→ Set exercise:
Look through the lines and report how many include the word "this", giving nothing but the number.
───── Data
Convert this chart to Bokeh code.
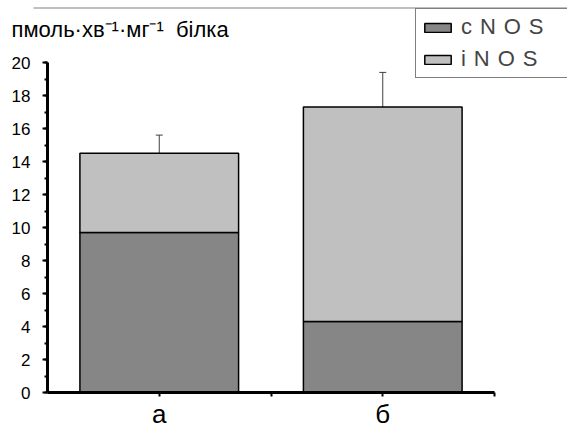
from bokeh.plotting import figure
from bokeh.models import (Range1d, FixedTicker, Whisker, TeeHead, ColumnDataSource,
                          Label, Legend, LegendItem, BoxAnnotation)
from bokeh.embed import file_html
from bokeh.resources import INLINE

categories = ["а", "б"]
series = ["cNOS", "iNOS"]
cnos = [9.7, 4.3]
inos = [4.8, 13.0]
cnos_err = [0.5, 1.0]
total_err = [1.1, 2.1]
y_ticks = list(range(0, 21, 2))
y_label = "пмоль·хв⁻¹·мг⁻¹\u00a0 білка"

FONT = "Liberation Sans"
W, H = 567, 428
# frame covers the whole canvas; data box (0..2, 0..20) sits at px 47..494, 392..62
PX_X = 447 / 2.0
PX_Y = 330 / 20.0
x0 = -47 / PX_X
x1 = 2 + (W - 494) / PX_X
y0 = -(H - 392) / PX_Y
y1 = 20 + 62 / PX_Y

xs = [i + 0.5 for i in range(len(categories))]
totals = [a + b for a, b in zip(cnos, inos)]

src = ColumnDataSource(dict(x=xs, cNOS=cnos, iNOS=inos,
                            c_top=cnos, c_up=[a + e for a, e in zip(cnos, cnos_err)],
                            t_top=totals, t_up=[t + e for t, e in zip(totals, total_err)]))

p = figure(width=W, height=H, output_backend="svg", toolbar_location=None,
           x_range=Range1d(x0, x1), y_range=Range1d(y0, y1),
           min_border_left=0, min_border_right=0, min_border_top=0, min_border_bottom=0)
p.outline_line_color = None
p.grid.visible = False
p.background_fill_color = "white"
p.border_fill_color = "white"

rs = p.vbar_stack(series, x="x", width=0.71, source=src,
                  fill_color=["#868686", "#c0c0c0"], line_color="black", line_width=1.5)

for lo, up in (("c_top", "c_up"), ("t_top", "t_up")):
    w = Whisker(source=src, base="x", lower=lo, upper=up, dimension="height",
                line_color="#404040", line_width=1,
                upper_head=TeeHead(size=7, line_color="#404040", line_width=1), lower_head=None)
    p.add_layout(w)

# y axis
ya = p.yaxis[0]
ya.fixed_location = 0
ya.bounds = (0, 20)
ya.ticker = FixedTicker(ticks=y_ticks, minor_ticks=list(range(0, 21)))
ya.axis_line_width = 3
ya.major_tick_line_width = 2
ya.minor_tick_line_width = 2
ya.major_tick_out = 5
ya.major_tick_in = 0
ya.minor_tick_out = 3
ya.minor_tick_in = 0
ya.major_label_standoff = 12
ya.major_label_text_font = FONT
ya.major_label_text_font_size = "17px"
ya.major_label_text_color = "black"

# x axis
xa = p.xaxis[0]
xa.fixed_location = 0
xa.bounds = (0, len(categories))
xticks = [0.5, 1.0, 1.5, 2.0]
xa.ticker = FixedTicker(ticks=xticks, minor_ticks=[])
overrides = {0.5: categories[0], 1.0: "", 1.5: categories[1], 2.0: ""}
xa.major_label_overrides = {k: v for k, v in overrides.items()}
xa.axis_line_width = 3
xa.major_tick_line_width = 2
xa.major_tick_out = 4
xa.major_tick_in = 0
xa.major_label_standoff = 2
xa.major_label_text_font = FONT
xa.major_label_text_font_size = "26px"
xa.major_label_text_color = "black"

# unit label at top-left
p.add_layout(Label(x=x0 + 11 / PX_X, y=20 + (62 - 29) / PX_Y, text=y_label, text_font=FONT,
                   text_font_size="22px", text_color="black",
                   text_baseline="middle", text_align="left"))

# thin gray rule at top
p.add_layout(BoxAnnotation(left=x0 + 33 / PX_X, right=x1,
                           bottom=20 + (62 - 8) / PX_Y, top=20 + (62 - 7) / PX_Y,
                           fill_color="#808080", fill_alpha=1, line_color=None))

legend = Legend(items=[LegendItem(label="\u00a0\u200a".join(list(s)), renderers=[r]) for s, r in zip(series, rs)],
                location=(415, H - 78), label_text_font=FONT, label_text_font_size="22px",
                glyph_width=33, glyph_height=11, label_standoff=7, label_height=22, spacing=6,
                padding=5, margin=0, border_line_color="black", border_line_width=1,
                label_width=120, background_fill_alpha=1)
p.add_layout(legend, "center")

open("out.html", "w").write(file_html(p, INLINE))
──────────
───── Data
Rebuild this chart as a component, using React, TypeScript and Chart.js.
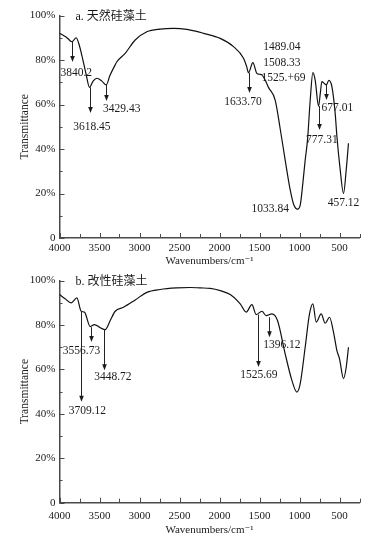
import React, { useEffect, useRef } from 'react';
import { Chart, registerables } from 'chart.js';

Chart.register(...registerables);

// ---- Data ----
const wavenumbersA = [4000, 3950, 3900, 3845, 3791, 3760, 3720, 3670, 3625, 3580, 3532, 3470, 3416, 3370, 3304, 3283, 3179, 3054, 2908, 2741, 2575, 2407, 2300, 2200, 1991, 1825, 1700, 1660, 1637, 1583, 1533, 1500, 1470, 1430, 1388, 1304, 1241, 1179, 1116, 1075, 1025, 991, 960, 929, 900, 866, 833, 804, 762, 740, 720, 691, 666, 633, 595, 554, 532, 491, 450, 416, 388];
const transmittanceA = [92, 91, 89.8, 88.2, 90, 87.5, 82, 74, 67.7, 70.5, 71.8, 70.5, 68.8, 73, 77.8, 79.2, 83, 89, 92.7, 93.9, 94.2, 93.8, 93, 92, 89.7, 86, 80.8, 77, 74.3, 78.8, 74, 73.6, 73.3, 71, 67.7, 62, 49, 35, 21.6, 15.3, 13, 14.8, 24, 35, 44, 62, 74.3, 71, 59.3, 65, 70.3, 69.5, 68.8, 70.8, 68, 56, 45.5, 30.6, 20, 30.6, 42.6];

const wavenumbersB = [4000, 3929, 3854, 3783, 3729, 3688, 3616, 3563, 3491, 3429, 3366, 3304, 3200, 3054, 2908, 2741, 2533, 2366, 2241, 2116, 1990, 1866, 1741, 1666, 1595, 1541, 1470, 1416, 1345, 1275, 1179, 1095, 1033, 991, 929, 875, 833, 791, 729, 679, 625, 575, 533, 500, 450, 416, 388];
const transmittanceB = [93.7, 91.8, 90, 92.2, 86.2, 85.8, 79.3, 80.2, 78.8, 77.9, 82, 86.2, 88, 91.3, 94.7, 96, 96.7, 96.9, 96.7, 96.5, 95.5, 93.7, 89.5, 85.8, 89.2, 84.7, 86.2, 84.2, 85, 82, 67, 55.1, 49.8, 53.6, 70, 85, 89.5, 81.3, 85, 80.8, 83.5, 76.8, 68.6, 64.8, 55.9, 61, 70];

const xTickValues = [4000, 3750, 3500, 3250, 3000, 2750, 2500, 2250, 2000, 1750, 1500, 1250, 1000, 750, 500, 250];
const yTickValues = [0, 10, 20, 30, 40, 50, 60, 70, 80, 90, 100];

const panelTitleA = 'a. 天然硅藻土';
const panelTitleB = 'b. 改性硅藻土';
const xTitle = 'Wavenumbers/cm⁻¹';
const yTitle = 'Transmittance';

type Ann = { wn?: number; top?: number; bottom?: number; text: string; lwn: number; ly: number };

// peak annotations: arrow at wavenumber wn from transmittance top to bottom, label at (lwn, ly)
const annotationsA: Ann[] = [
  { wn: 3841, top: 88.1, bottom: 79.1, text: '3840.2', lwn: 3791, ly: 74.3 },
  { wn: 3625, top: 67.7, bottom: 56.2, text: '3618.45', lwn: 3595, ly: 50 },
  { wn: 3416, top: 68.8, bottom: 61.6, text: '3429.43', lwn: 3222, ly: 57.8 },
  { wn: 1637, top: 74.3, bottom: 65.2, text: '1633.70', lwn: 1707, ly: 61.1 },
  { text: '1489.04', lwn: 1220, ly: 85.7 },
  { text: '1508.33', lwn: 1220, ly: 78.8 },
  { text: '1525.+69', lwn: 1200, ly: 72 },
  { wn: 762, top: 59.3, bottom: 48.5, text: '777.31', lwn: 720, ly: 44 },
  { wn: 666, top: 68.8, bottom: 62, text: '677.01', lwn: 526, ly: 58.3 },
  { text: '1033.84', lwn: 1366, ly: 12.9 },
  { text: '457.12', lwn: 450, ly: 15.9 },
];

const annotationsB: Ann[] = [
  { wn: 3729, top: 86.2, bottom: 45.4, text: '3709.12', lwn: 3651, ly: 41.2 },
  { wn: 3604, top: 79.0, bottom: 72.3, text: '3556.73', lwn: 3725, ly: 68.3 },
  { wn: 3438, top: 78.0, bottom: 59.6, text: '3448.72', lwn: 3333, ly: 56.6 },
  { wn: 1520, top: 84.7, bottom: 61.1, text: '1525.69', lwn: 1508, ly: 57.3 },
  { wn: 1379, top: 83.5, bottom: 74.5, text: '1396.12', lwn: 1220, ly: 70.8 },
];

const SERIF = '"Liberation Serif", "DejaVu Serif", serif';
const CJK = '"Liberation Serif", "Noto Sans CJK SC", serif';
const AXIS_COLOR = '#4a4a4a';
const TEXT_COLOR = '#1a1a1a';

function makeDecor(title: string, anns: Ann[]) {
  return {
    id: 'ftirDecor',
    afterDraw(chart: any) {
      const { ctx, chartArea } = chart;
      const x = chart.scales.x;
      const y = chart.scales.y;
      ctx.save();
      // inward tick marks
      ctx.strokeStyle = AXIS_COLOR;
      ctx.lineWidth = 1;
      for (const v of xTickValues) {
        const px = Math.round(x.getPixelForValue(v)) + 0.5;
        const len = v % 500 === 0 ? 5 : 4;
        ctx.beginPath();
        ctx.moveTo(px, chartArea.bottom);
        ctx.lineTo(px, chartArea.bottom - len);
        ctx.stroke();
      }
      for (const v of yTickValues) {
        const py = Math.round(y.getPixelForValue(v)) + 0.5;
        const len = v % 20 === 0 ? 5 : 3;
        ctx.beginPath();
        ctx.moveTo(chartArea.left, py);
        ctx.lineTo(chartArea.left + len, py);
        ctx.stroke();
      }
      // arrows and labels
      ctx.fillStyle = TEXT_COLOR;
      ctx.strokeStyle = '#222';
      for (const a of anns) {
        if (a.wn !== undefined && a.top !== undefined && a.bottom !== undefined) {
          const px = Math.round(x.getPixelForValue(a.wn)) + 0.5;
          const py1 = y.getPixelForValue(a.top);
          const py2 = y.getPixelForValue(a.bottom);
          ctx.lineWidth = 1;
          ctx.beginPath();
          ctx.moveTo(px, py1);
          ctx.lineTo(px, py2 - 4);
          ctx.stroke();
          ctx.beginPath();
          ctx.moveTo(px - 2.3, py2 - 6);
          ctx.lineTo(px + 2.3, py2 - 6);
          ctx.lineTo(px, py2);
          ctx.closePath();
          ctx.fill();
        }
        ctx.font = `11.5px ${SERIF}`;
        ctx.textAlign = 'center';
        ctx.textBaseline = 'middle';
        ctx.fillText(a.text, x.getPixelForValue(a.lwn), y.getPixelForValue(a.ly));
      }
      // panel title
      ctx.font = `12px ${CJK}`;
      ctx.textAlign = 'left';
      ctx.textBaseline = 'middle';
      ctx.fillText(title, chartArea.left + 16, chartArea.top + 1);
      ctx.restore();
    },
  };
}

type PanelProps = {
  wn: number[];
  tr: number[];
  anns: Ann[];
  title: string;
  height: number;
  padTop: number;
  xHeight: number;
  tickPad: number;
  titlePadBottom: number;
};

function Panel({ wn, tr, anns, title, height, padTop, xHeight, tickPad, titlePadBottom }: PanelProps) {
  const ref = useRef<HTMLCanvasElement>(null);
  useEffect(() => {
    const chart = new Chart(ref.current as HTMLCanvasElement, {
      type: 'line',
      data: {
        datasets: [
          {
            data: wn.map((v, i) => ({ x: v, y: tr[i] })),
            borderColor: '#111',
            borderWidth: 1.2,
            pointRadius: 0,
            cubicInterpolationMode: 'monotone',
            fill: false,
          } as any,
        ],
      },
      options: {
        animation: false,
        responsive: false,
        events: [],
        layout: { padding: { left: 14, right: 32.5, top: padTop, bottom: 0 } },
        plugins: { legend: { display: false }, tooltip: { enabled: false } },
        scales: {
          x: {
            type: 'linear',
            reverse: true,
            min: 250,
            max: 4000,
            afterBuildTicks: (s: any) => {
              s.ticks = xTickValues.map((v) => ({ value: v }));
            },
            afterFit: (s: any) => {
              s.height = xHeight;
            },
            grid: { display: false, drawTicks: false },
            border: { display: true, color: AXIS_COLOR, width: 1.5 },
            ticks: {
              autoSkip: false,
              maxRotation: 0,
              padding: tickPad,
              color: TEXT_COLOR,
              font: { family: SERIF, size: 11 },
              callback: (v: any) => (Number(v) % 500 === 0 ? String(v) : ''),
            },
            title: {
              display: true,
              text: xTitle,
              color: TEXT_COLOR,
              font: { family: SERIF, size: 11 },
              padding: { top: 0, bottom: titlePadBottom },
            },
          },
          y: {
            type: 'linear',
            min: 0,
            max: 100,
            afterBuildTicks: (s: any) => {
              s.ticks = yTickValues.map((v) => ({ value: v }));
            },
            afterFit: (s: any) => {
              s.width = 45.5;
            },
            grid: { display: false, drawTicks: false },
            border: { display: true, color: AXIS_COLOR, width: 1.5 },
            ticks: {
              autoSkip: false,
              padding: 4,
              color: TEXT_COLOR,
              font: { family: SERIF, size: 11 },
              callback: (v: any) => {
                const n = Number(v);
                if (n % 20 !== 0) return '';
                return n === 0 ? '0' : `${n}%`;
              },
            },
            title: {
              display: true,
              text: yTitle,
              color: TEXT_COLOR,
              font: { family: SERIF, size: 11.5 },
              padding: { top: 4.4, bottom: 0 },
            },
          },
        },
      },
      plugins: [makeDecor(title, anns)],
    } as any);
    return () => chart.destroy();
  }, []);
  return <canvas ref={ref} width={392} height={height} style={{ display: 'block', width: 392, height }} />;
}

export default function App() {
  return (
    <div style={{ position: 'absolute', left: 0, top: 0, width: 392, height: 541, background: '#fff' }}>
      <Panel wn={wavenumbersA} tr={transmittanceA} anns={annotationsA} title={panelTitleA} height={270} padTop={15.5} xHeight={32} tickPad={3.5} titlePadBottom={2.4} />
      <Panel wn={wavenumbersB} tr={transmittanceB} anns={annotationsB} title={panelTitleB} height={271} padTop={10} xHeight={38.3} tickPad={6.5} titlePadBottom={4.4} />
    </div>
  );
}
──────────
───── Data
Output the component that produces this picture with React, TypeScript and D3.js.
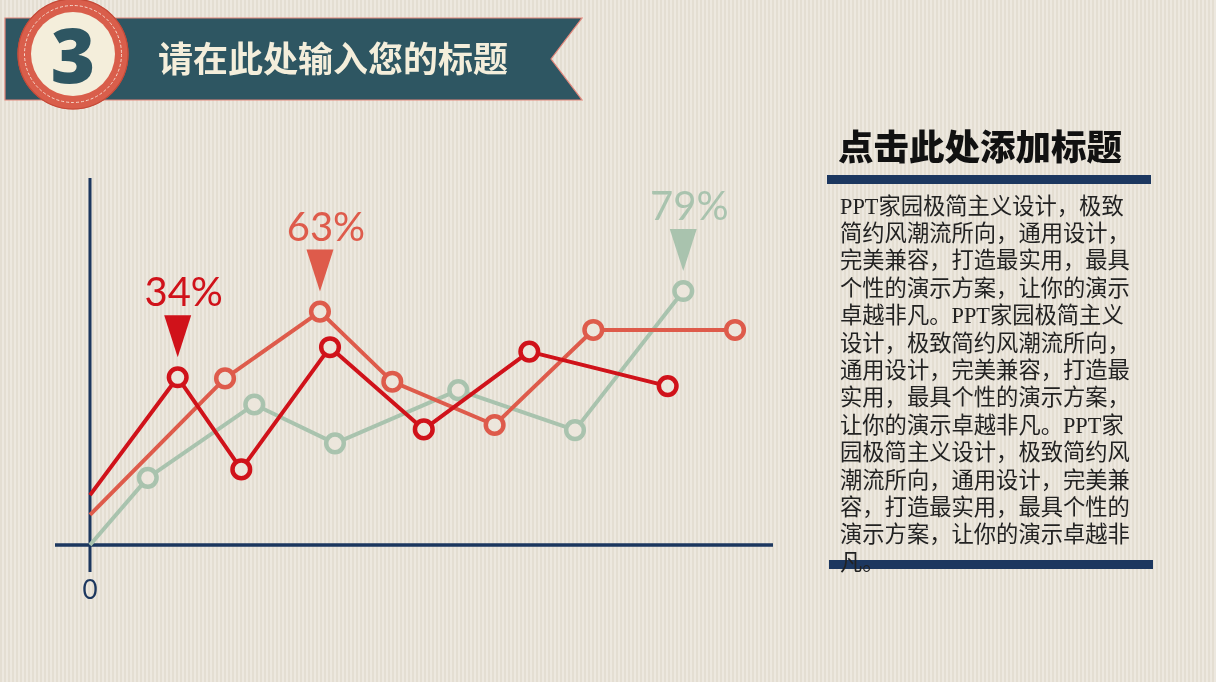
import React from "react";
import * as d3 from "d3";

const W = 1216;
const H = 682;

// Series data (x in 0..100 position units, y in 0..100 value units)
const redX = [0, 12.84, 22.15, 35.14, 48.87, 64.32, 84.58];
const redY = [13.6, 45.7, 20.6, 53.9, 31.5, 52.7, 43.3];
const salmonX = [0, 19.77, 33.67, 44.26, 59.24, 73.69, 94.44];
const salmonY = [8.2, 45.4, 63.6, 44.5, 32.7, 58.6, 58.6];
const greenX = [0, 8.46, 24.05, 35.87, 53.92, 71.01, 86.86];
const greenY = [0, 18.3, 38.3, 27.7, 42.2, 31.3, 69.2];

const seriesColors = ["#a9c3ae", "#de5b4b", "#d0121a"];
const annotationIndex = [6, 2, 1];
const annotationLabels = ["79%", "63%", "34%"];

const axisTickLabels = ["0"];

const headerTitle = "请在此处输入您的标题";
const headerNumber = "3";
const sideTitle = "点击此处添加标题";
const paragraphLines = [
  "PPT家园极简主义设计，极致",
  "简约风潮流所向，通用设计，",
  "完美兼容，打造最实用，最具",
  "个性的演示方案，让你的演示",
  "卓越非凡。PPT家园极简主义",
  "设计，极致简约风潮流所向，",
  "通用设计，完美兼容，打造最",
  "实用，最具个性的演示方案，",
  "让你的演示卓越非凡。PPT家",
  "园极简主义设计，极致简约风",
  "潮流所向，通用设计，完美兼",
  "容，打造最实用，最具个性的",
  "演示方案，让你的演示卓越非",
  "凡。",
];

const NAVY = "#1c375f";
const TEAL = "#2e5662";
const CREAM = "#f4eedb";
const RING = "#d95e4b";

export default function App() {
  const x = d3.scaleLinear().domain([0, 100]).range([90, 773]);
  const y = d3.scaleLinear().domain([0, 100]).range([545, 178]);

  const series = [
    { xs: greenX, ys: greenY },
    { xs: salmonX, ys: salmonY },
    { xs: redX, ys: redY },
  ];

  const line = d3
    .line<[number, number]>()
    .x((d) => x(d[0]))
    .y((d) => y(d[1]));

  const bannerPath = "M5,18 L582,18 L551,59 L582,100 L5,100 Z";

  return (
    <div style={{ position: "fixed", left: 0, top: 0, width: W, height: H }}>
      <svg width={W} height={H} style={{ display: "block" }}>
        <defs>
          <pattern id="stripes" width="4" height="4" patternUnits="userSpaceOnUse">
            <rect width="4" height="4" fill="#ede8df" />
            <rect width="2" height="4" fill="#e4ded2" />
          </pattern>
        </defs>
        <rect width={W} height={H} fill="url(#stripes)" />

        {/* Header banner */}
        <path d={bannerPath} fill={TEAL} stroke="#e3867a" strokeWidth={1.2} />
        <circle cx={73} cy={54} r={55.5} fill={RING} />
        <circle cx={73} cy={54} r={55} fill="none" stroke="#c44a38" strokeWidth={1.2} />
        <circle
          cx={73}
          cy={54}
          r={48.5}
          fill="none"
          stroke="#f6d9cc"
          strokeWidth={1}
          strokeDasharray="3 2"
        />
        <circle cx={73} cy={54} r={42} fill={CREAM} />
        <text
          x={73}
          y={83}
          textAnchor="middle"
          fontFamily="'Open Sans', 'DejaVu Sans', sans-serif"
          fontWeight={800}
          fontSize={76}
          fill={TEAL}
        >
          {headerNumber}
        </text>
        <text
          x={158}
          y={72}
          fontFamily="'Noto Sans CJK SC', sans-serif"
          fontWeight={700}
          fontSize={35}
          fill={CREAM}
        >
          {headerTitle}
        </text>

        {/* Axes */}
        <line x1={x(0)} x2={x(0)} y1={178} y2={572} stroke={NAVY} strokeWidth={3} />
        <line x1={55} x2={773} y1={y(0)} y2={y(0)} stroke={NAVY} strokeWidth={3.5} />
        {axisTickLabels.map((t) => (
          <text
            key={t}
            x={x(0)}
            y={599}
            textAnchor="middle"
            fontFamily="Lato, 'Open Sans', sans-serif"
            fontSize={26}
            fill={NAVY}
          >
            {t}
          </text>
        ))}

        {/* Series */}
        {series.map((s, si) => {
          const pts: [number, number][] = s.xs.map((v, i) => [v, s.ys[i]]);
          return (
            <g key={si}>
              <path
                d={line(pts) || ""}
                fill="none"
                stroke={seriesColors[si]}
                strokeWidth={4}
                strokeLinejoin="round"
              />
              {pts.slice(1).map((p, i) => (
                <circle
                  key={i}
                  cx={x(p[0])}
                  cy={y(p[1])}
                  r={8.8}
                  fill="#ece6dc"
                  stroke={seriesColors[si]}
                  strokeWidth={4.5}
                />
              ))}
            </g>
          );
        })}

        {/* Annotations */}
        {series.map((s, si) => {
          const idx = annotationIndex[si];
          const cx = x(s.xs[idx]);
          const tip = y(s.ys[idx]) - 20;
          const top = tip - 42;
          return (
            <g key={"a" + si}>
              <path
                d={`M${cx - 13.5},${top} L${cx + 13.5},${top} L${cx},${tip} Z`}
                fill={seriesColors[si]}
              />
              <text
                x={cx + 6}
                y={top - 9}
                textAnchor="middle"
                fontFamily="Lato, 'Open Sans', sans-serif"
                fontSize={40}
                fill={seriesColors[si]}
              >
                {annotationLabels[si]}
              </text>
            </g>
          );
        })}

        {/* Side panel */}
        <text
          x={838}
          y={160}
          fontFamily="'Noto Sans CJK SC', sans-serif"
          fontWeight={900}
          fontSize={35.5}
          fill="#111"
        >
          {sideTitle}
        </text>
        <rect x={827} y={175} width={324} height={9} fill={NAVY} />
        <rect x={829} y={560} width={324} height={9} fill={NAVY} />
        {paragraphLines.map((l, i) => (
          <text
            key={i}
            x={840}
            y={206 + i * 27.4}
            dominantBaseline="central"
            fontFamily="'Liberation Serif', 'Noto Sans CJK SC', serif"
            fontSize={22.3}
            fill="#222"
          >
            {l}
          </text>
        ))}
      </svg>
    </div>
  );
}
──────────
→ Solved problem:
3